Following the September 8 meeting, the Georgetown City Council met on September 22, October 13, and October 27. Sokolow was not named in the minutes for these meetings until October 27.
In examining the agendas for these meetings, it is clear that the city council failed to hire Sokolow “only in an open session properly noticed in accordance with section 3A of the Open Meetings Act.”
George Garver was informed of these facts by The Austin Bulldog at Georgetown’s city hall after last night’s city council meeting.
Garver called The Austin Bulldog this morning to say that he had just reviewed the city’s contract with Mark Sokolow. The mayor said that both he and the city secretary signed the contract on September 14, 2009.
“Your premise on the hiring process is absolutely correct,” Garver said. “The contract was never formally presented to the council. We clearly, in my opinion, dropped the ball by not having the city council ratify the hiring.”
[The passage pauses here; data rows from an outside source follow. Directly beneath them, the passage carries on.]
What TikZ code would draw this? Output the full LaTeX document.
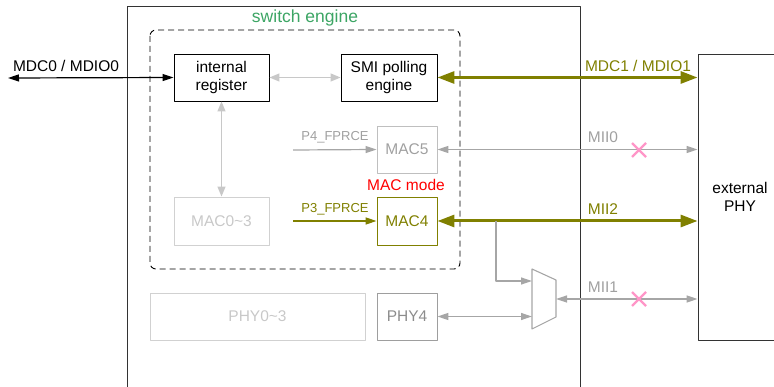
\documentclass[tikz,border=0pt]{standalone}
\usepackage{fontspec}
\setmainfont{Liberation Sans}
\usetikzlibrary{arrows.meta}
\definecolor{olivelink}{RGB}{128,128,0}
\definecolor{greylink}{RGB}{166,166,166}
\definecolor{palelink}{RGB}{200,200,200}
\definecolor{greytext}{RGB}{160,160,160}
\definecolor{paletext}{RGB}{200,200,200}
\definecolor{enginegreen}{RGB}{60,165,100}
\definecolor{crosspink}{RGB}{255,150,200}
\begin{document}
\begin{tikzpicture}[x=1pt,y=-1pt,line join=round,
		font=\fontsize{15.5}{18}\selectfont,
		block/.style={draw,line width=0.9pt,minimum width=#1,inner sep=0pt,align=center},
		block/.default=95pt,
		thin link/.style={line width=1.2pt,{Triangle[length=11pt,width=7pt]}-{Triangle[length=11pt,width=7pt]}},
		thick link/.style={draw=olivelink,line width=3pt,{Triangle[length=17pt,width=12pt]}-{Triangle[length=17pt,width=12pt]}},
		label/.style={inner sep=0pt},
		small label/.style={inner sep=0pt,font=\fontsize{13}{15}\selectfont},
		cross/.style={draw=crosspink,line width=2.2pt}]
	\useasboundingbox (0,0) rectangle (774,387);
	% chip and external phy
	\node[draw=black!80,line width=0.9pt,minimum width=453pt,minimum height=400pt,inner sep=0pt] (chip) at (353.5,206) {};
	\node[block=84pt,draw=black!80,minimum height=286pt] (extphy) at (740,197) {external\\PHY};
	% switch engine
	\draw[dashed,dash pattern=on 6pt off 4pt,line width=0.9pt,rounded corners=6pt] (150,30) rectangle (460,269);
	\node[label,text=enginegreen,font=\fontsize{17.5}{20}\selectfont] (swlabel) at (305,18) {switch engine};
	\node[block,minimum height=47pt] (intreg) at (221.5,77.5) {internal\\register};
	\node[block=96pt,minimum height=47pt] (smi) at (389,77.5) {SMI polling\\engine};
	\node[block=60pt,minimum height=47pt,draw=black!25,text=greytext] (mac5) at (407,149.5) {MAC5};
	\node[block=60pt,minimum height=48pt,draw=olivelink,text=olivelink] (mac4) at (407,221) {MAC4};
	\node[block,minimum height=48pt,draw=black!18,text=paletext] (mac03) at (221.5,221) {MAC0\textasciitilde3};
	\node[label,text=red] (macmode) at (406,185) {MAC mode};
	% phys
	\node[block=215pt,minimum height=47pt,draw=black!18,text=paletext] (phy03) at (257.5,316.5) {PHY0\textasciitilde3};
	\node[block=60pt,minimum height=47pt,draw=black!38,text=black!45] (phy4) at (407,316.5) {PHY4};
	% mux
	\coordinate (muxin1) at (532,281);
	\coordinate (muxin2) at (532,316.5);
	\coordinate (muxout) at (556,299);
	\draw[draw=greylink,line width=1.1pt] (532,269)--(556,280)--(556,317)--(532,329)--cycle;
	% links
	\coordinate (mdc0) at (8,78);
	\coordinate (p4in) at (293,150);
	\coordinate (p3in) at (293,221);
	\coordinate (tap) at (496,221);
	\draw[thin link,black] (mdc0) -- (intreg.west);
	\node[label] (mdc0label) at (66,66) {MDC0 / MDIO0};
	\draw[thin link,draw=palelink,{Triangle[length=10pt,width=8pt]}-{Triangle[length=10pt,width=8pt]}] (intreg.east) -- (smi.west);
	\draw[thin link,draw=palelink,{Triangle[length=10pt,width=8pt]}-{Triangle[length=10pt,width=8pt]}] (intreg.south) -- (mac03.north);
	\draw[thin link,draw=greylink,-{Triangle[length=11pt,width=7pt]}] (p4in) -- (mac5.west);
	\node[small label,text=greytext] (p4label) at (335,137) {P4\_FPRCE};
	\draw[thin link,draw=olivelink,-{Triangle[length=11pt,width=7pt]}] (p3in) -- (mac4.west);
	\node[small label,text=olivelink] (p3label) at (335,209) {P3\_FPRCE};
	\draw[thick link] (smi.east) -- (extphy.west |- smi.east);
	\node[label,text=olivelink] (mdc1label) at (638,66) {MDC1 / MDIO1};
	\draw[thin link,draw=greylink] (mac5.east) -- (extphy.west |- mac5.east);
	\node[label,text=greytext] (mii0label) at (603,137) {MII0};
	\draw[thick link] (mac4.east) -- (extphy.west |- mac4.east);
	\node[label,text=olivelink] (mii2label) at (603,209) {MII2};
	\draw[thin link,draw=greylink,-{Triangle[length=11pt,width=7pt]}] (tap) |- (muxin1);
	\draw[thin link,draw=greylink] (phy4.east) -- (muxin2);
	\draw[thin link,draw=greylink] (muxout) -- (extphy.west |- muxout);
	\node[label,text=greytext] (mii1label) at (603,287) {MII1};
	% crosses
	\draw[cross] (632,143)--(646,157) (632,157)--(646,143);
	\draw[cross] (632,292)--(646,306) (632,306)--(646,292);
\end{tikzpicture}
\end{document}
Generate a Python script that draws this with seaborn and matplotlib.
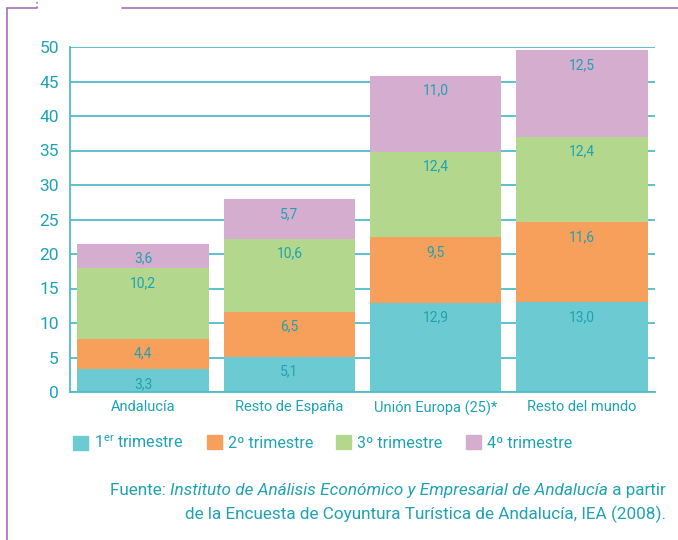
import matplotlib
matplotlib.use("Agg")
import matplotlib.pyplot as plt
import matplotlib.patches as mpatches
from matplotlib.lines import Line2D
import seaborn as sns
import numpy as np
import pandas as pd

sns.set_style("white")
plt.rcParams["font.family"] = ["Roboto", "DejaVu Sans"]
plt.rcParams["mathtext.fontset"] = "custom"
plt.rcParams["mathtext.rm"] = "Roboto"

# data
categories = ["Andalucía", "Resto de España", "Unión Europa (25)*", "Resto del mundo"]
quarters = ["1$^{\\mathrm{er}}$ trimestre", "2º trimestre", "3º trimestre", "4º trimestre"]
q1 = [3.3, 5.1, 12.9, 13.0]
q2 = [4.4, 6.5, 9.5, 11.6]
q3 = [10.2, 10.6, 12.4, 12.4]
q4 = [3.6, 5.7, 11.0, 12.5]
series = [q1, q2, q3, q4]

colors = ["#6ccbd2", "#f7a05c", "#b3d78c", "#d4adcf"]
teal = "#1ea2b4"
grid_col = "#4fbccb"
frame_col = "#a86fb8"

fig = plt.figure(figsize=(6.78, 5.4), dpi=100)
ax = fig.add_axes([70 / 678, 1 - 392 / 540, 585 / 678, 345 / 540])

# stacked bars, drawn as cumulative totals from top quarter to bottom
df = pd.DataFrame({"cat": categories})
cum = np.zeros(len(categories))
tops = []
for s in series:
    cum = cum + np.array(s)
    tops.append(cum.copy())

for i in range(3, -1, -1):
    df["val"] = tops[i]
    sns.barplot(data=df, x="cat", y="val", color=colors[i], width=0.9,
                saturation=1, ax=ax, edgecolor="none", linewidth=0)

# value labels near the top of each segment
for i, s in enumerate(series):
    for j, v in enumerate(s):
        ax.annotate(f"{v:.1f}".replace(".", ","), xy=(j, tops[i][j]),
                    xytext=(0, -10.5), textcoords="offset points",
                    ha="center", va="center", color=teal, fontsize=10)

ax.set_xlim(-0.5, 3.5)
ax.set_ylim(0, 50)
ax.set_yticks(range(0, 51, 5))
ax.set_xlabel("")
ax.set_ylabel("")
ax.yaxis.grid(True, color=grid_col, linewidth=1.3)
ax.set_axisbelow(True)
ax.tick_params(axis="y", colors=teal, labelsize=12.5, length=0, pad=8)
ax.tick_params(axis="x", colors=teal, labelsize=10.5, length=0, pad=6)
for side in ["top", "right"]:
    ax.spines[side].set_visible(False)
for side in ["left", "bottom"]:
    ax.spines[side].set_color(grid_col)
    ax.spines[side].set_linewidth(1.3)

# legend, one entry per position
legend_x = [73, 207, 336, 466]
for c, q, x in zip(colors, quarters, legend_x):
    fig.legend(handles=[mpatches.Patch(color=c, label=q)], loc="center left",
               bbox_to_anchor=(x / 678, 1 - 443 / 540), frameon=False,
               fontsize=11.5, labelcolor=teal, handlelength=0.94, handleheight=0.94,
               handletextpad=0.4, borderpad=0, borderaxespad=0)

# source note, right aligned
fs = 12.3
t1 = fig.text(666 / 678, 1 - 498 / 540, " a partir", ha="right", va="bottom",
              color=teal, fontsize=fs)
t2 = ax.annotate("Instituto de Análisis Económico y Empresarial de Andalucía",
                 xy=(0, 0), xycoords=t1, ha="right", va="bottom",
                 color=teal, fontsize=fs, style="italic", annotation_clip=False)
ax.annotate("Fuente: ", xy=(0, 0), xycoords=t2, ha="right", va="bottom",
            color=teal, fontsize=fs, annotation_clip=False)
fig.text(666 / 678, 1 - 523 / 540,
         "de la Encuesta de Coyuntura Turística de Andalucía, IEA (2008).",
         ha="right", va="bottom", color=teal, fontsize=fs)

# decorative page frame
fig.add_artist(Line2D([7 / 678, 7 / 678], [0, 1 - 8 / 540], color=frame_col, lw=1.2))
fig.add_artist(Line2D([7 / 678, 37 / 678], [1 - 8 / 540, 1 - 8 / 540], color=frame_col, lw=1.2))
fig.add_artist(Line2D([37 / 678, 37 / 678], [1 - 8 / 540, 1], color=frame_col, lw=1.2, ls=":"))
fig.add_artist(Line2D([122 / 678, 1], [1 - 8 / 540, 1 - 8 / 540], color=frame_col, lw=1.2))

fig.savefig("out.png", dpi=100)
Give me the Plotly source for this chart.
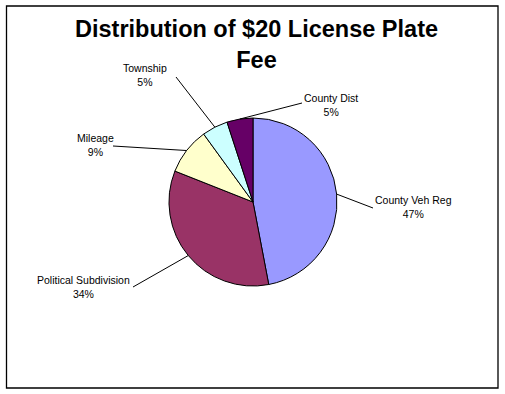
import math
import plotly.graph_objects as go

labels = ["County Veh Reg", "Political Subdivision", "Mileage", "Township", "County Dist"]
values = [47, 34, 9, 5, 5]
colors = ["#9999FF", "#993366", "#FFFFCC", "#CCFFFF", "#660066"]
title_lines = ["Distribution of $20 License Plate", "Fee"]

W, H = 505, 394
CX, CY, R = 253, 202, 84

# label layout (pixel positions): text center, leader start
label_pos = {
    "County Veh Reg": ((413, 207), (373, 208)),
    "Political Subdivision": ((83, 287), (133, 287)),
    "Mileage": ((95, 145), (113, 146)),
    "Township": ((145, 75), (176, 77)),
    "County Dist": ((331, 105), (302, 103)),
}

def px(x):
    return x / W

def py(y):
    return 1 - y / H

fig = go.Figure(go.Pie(
    labels=labels, values=values, sort=False, direction="clockwise", rotation=0,
    marker=dict(colors=colors, line=dict(color="black", width=1)),
    textinfo="none", hoverinfo="label+percent", showlegend=False,
    domain=dict(x=[px(CX - R), px(CX + R)], y=[py(CY + R), py(CY - R)]),
))

total = sum(values)
cum = 0
shapes = [dict(type="rect", xref="paper", yref="paper", x0=px(6.5), x1=px(498), y0=py(388), y1=py(6),
               line=dict(color="black", width=1.3), fillcolor="rgba(0,0,0,0)")]
annotations = []
for lab, v in zip(labels, values):
    mid = (cum + v / 2) / total * 2 * math.pi
    cum += v
    tx = CX + R * math.sin(mid)
    ty = CY - R * math.cos(mid)
    (lx, ly), (sx, sy) = label_pos[lab]
    shapes.append(dict(type="line", xref="paper", yref="paper", x0=px(sx), y0=py(sy), x1=px(tx), y1=py(ty),
                       line=dict(color="black", width=1)))
    pct = round(v / total * 100)
    annotations.append(dict(text=f"{lab}<br>{pct}%", x=px(lx), y=py(ly), xref="paper", yref="paper",
                            showarrow=False, xanchor="center", yanchor="middle",
                            font=dict(family="Liberation Sans, Arial", size=10.5, color="black")))

annotations.append(dict(text="<b>" + "<br>".join(title_lines) + "</b>", x=px(256), y=py(45), xref="paper", yref="paper",
                        showarrow=False, xanchor="center", yanchor="middle",
                        font=dict(family="Liberation Sans, Arial", size=23.5, color="black")))

fig.update_layout(width=W, height=H, margin=dict(l=0, r=0, t=0, b=0),
                  paper_bgcolor="white", plot_bgcolor="white",
                  shapes=shapes, annotations=annotations)
fig.write_html("out.html")
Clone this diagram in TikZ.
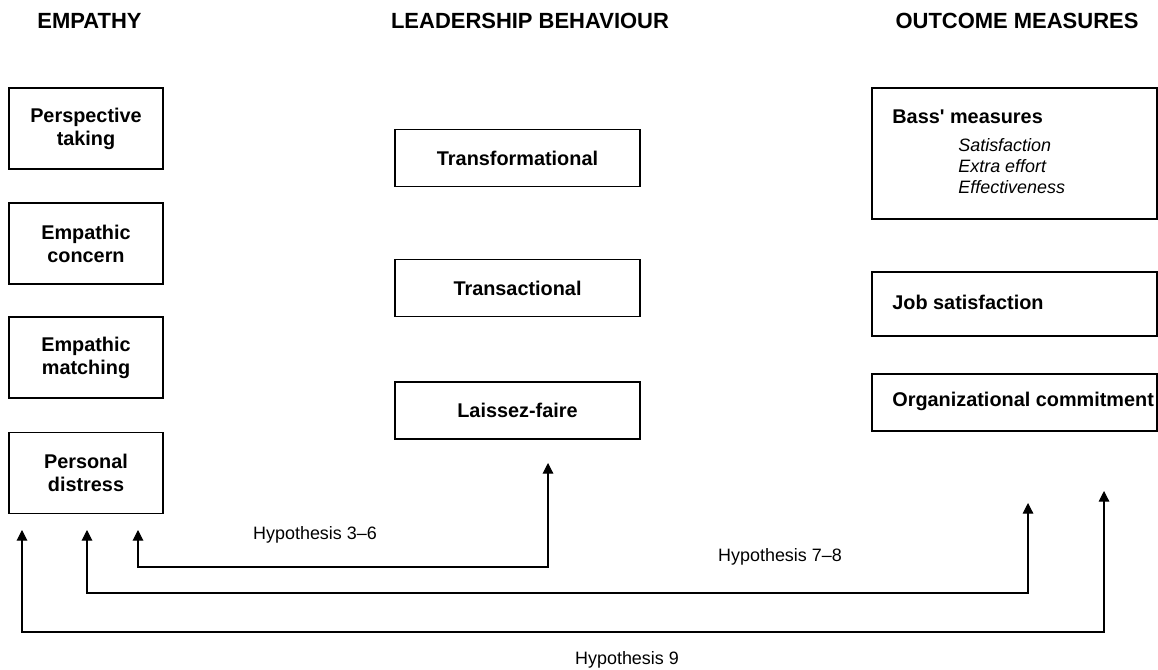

“I’m embarrassed. This fell through the cracks. I apologize to you and the people we serve.”
Here’s the worst part though.
“The Open Meetings Act is clear that actions taken in violation of the act are voidable,” attorney Hemphill said, pointing to Texas Government Code Section 551.141.
“What that means precisely, and what other consequences may flow from a violation, are arguably unclear,” he said.
“Voidable may mean that if an action is challenged, and if a judge finds a violation of the Open Meetings Act, then the court has no choice but to declare the action void. Others argue that a judge has discretion whether or not to declare an action void, even if the action violates the Open Meetings Act.”
Sokolow’s hiring is subject to legal challenge, should anyone desire to press the matter.
Who knows how this will end but at least the city council is now aware of their violation.
“In our society people are very suspicious of government,” Garver said. “The government is responsible to recognize that people have not given us carte blanche. People want us to become accountable for how we govern. The more open, the more transparent we are, the greater the trust in what we do.”
Mayor Garver told The Austin Bulldog that the city is studying what it should do to rectify the problems created by flaws in the city attorney’s hiring process. We will monitor and report on what action the city takes.
It’s not suspicion it’s called accountability, checks and balances, trust but verify, whichever one prefers. Essentially if you’re supposed to do things in the open, don’t do them behind closed doors. And always save your receipts.